A study published in the journal Science shows malignant melanocytes—melanin-producing cells in the skin—accomplish this feat in two conspiring steps that activate expressions of telomerase and a peptidase called tripeptidyl peptidase 1 (TPP1). Mutations in TPP1 and telomerase synergistically lengthen the protective caps at chromosomal ends (telomeres), preventing the normal process of replicative senescence which allows cells to age with every cycle of replication and eventually die due to shortened telomeres. Short telomeres are a sign of cellular aging, but extra-long telomeres are associated with cancer.
“There’s some special link between melanoma and telomere maintenance,” said Jonathan Alder, PhD, an assistant professor of medicine at the University of Pittsburgh School of Medicine, who is the senior author of the study. “For a melanocyte to transform into cancer, one of the biggest hurdles is to immortalize itself. Once it can do that, it’s well on its way to cancer.”
Identifying the exact combination of mutations in melanoma that prevents death and achieves explosive, indefinite growth could change the way clinicians understand and treat melanoma.
Telomerase is inactive in most cells, but many cancers acquire mutations in the telomerase gene, TERT, that activate telomerase and allow cells to keep growing. Nearly 75% of melanomas harbor mutations in TERT. Yet, experimentally inserting TERT mutations in melanocytes does not produce the long telomeres seen in melanoma patients.
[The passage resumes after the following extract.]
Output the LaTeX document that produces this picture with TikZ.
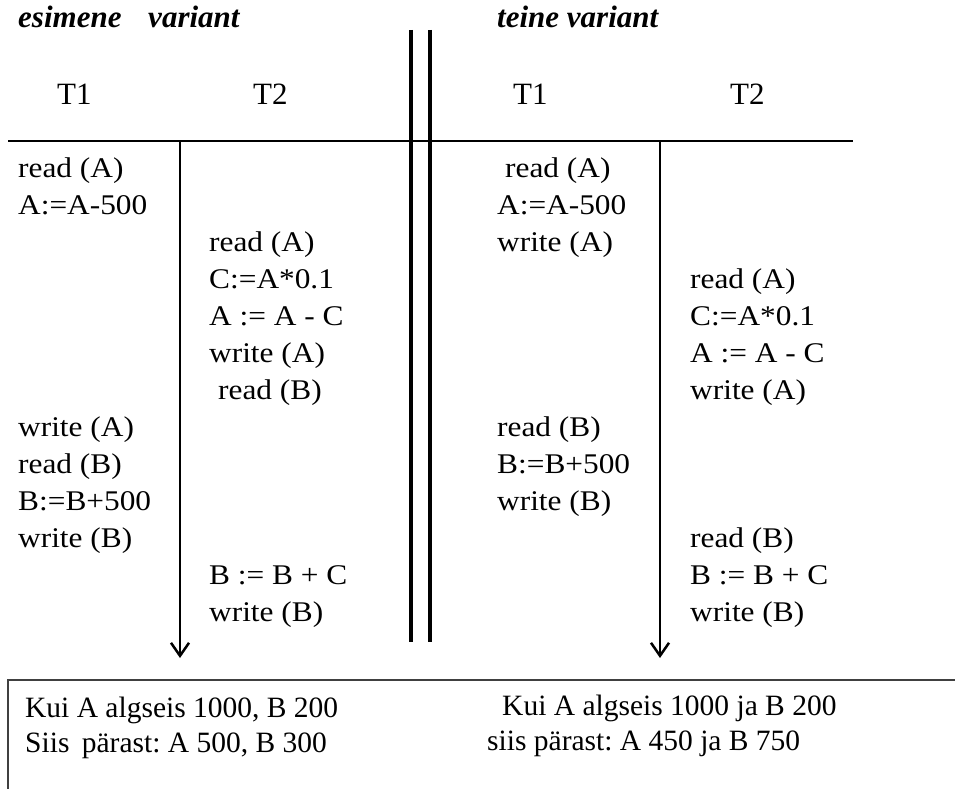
\documentclass[tikz,border=0pt]{standalone}
\usepackage{fontspec}
\setmainfont{Liberation Serif}
\newfontfamily\bodyfont[FakeStretch=1.1]{Liberation Serif}
\usetikzlibrary{arrows.meta}
\frenchspacing

\begin{document}
\begin{tikzpicture}[x=1pt,y=-1pt,
  txt/.style={anchor=base west, inner sep=0pt, font=\bodyfont\fontsize{28.5}{34}\selectfont},
  hdr/.style={anchor=base west, inner sep=0pt, font=\fontsize{31}{37}\selectfont},
  ttl/.style={anchor=base west, inner sep=0pt, font=\bfseries\itshape\fontsize{31}{37}\selectfont},
  note/.style={anchor=base west, inner sep=0pt, font=\fontsize{29.5}{36}\selectfont},
  rule/.style={line width=2pt},
  sep/.style={line width=4pt},
  timeline/.style={line width=2pt, -{Straight Barb[length=13pt,width=18pt,line width=2.5pt]}},
  frame/.style={line width=2.5pt, draw=black!75}]

\useasboundingbox (0,0) rectangle (955,789);

% titles and column heads
\node[ttl] (t1) at (18,28) {esimene\hspace{19pt} variant};
\node[ttl] (t2) at (497,28) {teine variant};
\node[hdr] (h1) at (57,105) {T1};
\node[hdr] (h2) at (253,105) {T2};
\node[hdr] (h3) at (513,105) {T1};
\node[hdr] (h4) at (730,105) {T2};

% header rule and separators
\coordinate (hl) at (8,141);
\coordinate (hr) at (853,141);
\draw[rule] (hl) -- (hr);
\coordinate (s1t) at (411,30);
\coordinate (s1b) at (411,642);
\coordinate (s2t) at (430,30);
\coordinate (s2b) at (430,642);
\draw[sep] (s1t) -- (s1b);
\draw[sep] (s2t) -- (s2b);

% time axes
\coordinate (a1t) at (180,141);
\coordinate (a1b) at (180,658);
\coordinate (a2t) at (660,141);
\coordinate (a2b) at (660,658);
\draw[timeline] (a1t) -- (a1b);
\draw[timeline] (a2t) -- (a2b);

% first schedule
\node[txt] (l0) at (18,177) {read (A)};
\node[txt] (l1) at (18,214) {A:=A-500};
\node[txt] (l2) at (209,251) {read (A)};
\node[txt] (l3) at (209,288) {C:=A*0.1};
\node[txt] (l4) at (209,325) {A := A - C};
\node[txt] (l5) at (209,362) {write (A)};
\node[txt] (l6) at (218,399) {read (B)};
\node[txt] (l7) at (18,436) {write (A)};
\node[txt] (l8) at (18,473) {read (B)};
\node[txt] (l9) at (18,510) {B:=B+500};
\node[txt] (l10) at (18,547) {write (B)};
\node[txt] (l11) at (209,584) {B := B + C};
\node[txt] (l12) at (209,621) {write (B)};

% second schedule
\node[txt] (r0) at (505,177) {read (A)};
\node[txt] (r1) at (497,214) {A:=A-500};
\node[txt] (r2) at (497,251) {write (A)};
\node[txt] (r3) at (690,288) {read (A)};
\node[txt] (r4) at (690,325) {C:=A*0.1};
\node[txt] (r5) at (690,362) {A := A - C};
\node[txt] (r6) at (690,399) {write (A)};
\node[txt] (r7) at (497,436) {read (B)};
\node[txt] (r8) at (497,473) {B:=B+500};
\node[txt] (r9) at (497,510) {write (B)};
\node[txt] (r10) at (690,547) {read (B)};
\node[txt] (r11) at (690,584) {B := B + C};
\node[txt] (r12) at (690,621) {write (B)};

% results frame
\coordinate (fb) at (8,800);
\coordinate (fc) at (8,680);
\coordinate (fr) at (965,680);
\draw[frame] (fb) -- (fc) -- (fr);
\node[note] (n1) at (25,717) {Kui A algseis 1000, B 200};
\node[note] (n2) at (25,752) {Siis\hspace{5pt} pärast: A 500, B 300};
\node[note] (n3) at (502,715) {Kui A algseis 1000 ja B 200};
\node[note] (n4) at (487,750) {siis pärast: A 450 ja B 750};
\end{tikzpicture}
\end{document}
Turns out that TERT promoter mutations are just half of the story.
Pattra Chun-on, MD, an internist earning her PhD in Alder’s lab was determined to find the missing link that maintained long telomeres in melanoma. In earlier studies, Alder’s team had discovered a region in the telomere binding protein TPP1, which was often mutated in melanoma tumors. Mutations in the TPP1 promoter occur in about 5% of skin melanoma and co-occur with mutations in the TERT promoter.
Chun-on found that the mutations in TPP1 resembled those in TERT. Both sets of mutations were located in the promoter regions of the respective genes. The mutations create or modify binding sites of transcription factors called E-twenty-six (ETS) that stimulated the expression of the gene product.
Adler found this intriguing because TPP1 was known to stimulate telomerase activity. “Biochemists more than a decade before us showed that TPP1 increases the activity of telomerase in a test tube, but we never knew that this actually happened clinically,” he said.
Chun-on mutated genes for both telomerase and TPP1 in cells and observed distinctively long telomeres as seen in melanoma tumors. TPP1 was the missing factor that maintained extra-long telomeres in a melanoma cell.
That changes in the TPP1 promoter collaborate with TERT activation to maintain long telomeres immortalize melanoma cells increases our understanding of the telomere maintenance system in cancer and has the potential to improve treatments for cancer.